>> Begin
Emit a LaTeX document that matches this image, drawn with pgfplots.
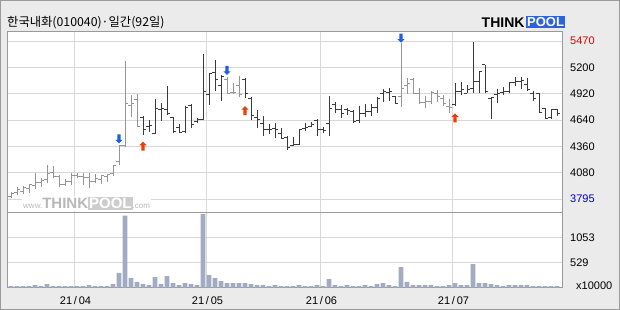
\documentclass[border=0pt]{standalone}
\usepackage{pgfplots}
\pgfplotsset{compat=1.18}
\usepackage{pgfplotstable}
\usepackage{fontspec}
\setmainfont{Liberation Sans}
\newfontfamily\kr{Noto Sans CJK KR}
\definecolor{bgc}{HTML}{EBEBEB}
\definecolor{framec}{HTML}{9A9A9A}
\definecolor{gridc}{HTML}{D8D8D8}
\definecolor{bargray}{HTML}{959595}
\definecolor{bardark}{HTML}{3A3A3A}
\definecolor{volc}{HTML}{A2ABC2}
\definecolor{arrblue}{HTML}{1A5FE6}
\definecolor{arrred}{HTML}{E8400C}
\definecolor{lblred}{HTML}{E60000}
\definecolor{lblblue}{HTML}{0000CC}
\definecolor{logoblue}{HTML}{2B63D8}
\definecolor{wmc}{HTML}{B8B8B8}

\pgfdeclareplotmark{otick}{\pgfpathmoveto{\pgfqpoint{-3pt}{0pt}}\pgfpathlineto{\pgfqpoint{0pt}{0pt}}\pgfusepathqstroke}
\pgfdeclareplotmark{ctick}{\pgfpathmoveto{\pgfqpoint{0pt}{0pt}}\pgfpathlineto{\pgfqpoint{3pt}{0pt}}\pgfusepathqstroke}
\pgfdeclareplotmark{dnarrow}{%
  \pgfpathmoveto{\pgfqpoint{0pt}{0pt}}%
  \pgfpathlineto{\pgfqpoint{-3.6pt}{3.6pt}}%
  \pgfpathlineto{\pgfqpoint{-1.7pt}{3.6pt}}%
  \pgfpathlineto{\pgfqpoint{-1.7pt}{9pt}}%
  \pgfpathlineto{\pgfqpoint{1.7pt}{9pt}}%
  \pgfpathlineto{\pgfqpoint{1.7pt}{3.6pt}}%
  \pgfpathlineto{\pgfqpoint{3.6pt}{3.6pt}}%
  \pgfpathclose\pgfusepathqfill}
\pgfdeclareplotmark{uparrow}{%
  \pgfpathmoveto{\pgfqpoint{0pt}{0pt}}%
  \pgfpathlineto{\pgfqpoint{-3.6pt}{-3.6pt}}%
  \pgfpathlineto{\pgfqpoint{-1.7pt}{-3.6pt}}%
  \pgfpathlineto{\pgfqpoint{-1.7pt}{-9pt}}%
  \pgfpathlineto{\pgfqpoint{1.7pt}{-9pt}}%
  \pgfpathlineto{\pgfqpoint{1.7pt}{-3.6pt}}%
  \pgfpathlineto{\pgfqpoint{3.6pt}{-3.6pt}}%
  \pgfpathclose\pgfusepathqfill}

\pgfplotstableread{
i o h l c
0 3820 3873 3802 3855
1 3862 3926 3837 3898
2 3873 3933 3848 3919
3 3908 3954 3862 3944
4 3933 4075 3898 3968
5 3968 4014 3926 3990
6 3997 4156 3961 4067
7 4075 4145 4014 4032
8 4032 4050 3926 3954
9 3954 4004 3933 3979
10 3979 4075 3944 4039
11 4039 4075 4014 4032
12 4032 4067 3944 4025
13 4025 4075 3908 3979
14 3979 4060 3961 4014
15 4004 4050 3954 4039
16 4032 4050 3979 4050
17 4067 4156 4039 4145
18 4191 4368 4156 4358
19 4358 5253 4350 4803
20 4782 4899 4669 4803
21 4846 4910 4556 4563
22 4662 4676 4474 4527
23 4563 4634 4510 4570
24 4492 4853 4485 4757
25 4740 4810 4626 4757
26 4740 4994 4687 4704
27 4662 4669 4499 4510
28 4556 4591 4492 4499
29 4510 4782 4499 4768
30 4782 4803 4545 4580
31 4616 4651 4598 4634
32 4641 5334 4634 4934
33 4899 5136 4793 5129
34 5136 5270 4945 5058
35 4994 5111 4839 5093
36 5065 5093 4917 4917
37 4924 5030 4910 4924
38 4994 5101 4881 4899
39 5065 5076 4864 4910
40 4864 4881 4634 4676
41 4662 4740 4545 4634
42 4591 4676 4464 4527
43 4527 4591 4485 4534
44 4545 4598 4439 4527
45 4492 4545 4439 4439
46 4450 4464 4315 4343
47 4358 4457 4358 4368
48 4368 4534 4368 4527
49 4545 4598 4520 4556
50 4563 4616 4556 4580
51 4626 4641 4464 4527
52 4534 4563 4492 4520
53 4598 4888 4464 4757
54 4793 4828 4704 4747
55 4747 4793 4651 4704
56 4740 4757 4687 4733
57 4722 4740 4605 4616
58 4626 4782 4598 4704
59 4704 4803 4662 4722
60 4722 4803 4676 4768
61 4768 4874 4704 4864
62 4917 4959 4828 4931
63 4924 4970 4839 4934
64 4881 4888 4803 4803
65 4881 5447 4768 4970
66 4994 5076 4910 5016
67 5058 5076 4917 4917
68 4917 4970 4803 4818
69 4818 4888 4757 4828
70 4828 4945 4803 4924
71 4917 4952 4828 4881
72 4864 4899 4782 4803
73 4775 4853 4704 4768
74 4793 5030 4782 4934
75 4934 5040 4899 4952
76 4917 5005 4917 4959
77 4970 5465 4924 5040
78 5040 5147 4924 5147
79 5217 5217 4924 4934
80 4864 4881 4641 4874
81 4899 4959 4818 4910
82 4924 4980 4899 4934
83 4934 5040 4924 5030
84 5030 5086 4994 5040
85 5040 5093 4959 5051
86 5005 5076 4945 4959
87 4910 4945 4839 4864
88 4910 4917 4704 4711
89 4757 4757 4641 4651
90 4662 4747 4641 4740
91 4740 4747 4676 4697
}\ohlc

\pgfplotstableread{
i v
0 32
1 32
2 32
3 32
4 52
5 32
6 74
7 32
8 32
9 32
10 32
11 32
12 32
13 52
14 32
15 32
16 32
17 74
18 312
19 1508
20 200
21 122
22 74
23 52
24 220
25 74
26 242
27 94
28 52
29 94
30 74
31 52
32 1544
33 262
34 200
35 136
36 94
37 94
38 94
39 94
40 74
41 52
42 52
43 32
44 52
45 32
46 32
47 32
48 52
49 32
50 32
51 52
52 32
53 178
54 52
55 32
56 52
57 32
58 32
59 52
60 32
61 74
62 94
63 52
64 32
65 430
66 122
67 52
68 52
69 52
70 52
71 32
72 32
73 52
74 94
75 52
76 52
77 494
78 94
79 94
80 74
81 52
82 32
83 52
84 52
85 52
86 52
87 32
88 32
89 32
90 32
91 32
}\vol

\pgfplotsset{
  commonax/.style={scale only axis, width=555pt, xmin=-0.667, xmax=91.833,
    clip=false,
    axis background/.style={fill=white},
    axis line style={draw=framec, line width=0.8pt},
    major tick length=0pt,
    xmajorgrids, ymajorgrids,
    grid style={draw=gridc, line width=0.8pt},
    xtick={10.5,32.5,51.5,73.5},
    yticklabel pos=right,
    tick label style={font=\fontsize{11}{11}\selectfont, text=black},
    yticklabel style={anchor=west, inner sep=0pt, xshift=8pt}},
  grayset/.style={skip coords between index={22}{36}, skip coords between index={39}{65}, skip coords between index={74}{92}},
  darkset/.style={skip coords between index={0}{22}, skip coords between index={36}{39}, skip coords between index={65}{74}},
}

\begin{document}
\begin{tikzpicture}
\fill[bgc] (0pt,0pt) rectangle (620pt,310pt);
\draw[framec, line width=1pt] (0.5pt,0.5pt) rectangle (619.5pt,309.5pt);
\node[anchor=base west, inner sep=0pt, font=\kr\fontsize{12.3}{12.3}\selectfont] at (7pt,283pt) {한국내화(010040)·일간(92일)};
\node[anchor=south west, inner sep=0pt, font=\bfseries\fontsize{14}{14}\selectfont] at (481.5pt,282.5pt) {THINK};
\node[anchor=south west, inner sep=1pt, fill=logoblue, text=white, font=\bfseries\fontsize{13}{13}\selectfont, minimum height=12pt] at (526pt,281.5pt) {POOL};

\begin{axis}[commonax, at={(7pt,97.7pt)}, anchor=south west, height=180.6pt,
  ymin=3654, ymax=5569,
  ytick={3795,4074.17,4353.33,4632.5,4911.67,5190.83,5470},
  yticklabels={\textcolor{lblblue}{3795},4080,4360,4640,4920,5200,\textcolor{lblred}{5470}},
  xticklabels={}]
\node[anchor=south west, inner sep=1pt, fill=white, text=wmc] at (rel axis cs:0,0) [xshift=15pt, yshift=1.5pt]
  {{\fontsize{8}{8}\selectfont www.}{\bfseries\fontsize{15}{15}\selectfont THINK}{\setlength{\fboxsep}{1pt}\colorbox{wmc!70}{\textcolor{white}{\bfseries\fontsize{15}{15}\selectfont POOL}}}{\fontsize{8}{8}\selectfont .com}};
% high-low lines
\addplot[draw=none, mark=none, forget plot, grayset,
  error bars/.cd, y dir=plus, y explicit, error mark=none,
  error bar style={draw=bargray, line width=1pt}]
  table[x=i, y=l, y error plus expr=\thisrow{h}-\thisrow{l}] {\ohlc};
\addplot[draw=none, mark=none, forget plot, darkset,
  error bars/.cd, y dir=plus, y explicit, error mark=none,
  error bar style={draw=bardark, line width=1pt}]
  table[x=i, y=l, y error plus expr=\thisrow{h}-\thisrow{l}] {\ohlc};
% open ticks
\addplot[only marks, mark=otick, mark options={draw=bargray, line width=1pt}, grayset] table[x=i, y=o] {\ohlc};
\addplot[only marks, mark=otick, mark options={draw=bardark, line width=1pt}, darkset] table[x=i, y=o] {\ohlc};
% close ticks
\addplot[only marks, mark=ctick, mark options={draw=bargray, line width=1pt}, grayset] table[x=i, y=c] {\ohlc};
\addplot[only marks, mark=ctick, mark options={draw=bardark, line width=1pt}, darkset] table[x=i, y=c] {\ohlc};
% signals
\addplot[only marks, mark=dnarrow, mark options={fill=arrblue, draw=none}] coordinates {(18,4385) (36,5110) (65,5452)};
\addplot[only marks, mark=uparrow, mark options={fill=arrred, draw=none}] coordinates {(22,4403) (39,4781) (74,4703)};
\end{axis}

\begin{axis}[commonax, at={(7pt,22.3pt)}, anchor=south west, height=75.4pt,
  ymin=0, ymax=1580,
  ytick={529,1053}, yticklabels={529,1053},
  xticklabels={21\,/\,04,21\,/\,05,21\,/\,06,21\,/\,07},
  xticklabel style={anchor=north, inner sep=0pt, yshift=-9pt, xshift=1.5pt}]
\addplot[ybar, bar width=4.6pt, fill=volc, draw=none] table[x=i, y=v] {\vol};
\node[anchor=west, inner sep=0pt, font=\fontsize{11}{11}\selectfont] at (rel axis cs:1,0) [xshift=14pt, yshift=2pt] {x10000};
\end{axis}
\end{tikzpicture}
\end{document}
>> End
>> Begin
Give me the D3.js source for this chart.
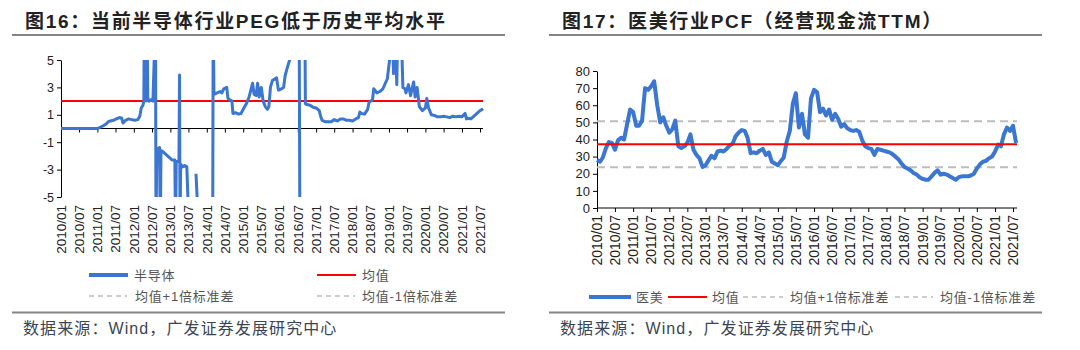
>> End
>> Begin
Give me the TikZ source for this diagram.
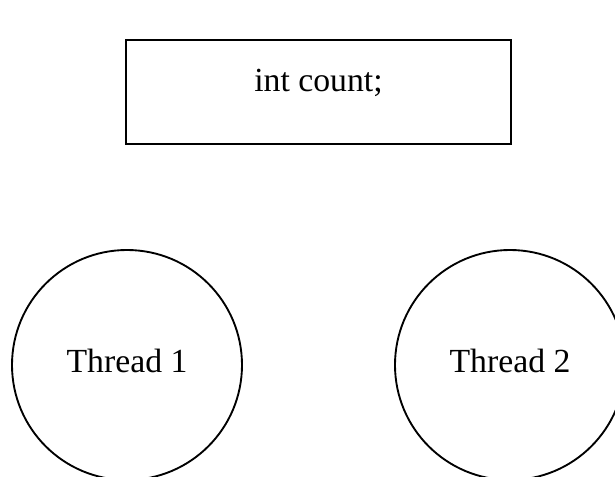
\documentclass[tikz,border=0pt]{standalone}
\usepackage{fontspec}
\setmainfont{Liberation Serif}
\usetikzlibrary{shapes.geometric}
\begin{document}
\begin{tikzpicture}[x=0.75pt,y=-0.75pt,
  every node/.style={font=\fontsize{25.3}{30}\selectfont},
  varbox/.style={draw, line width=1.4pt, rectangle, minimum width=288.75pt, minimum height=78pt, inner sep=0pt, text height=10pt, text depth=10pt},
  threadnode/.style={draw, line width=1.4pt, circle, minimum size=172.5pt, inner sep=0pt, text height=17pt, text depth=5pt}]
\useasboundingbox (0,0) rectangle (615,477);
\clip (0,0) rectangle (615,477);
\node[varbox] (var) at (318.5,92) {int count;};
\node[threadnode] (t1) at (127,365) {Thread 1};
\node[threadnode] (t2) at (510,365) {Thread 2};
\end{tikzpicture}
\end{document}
>> End
Reproduce every line of the listing above in which the string "Give" appears.

### ANSWER
Give me the D3.js source for this chart.
Give me the TikZ source for this diagram.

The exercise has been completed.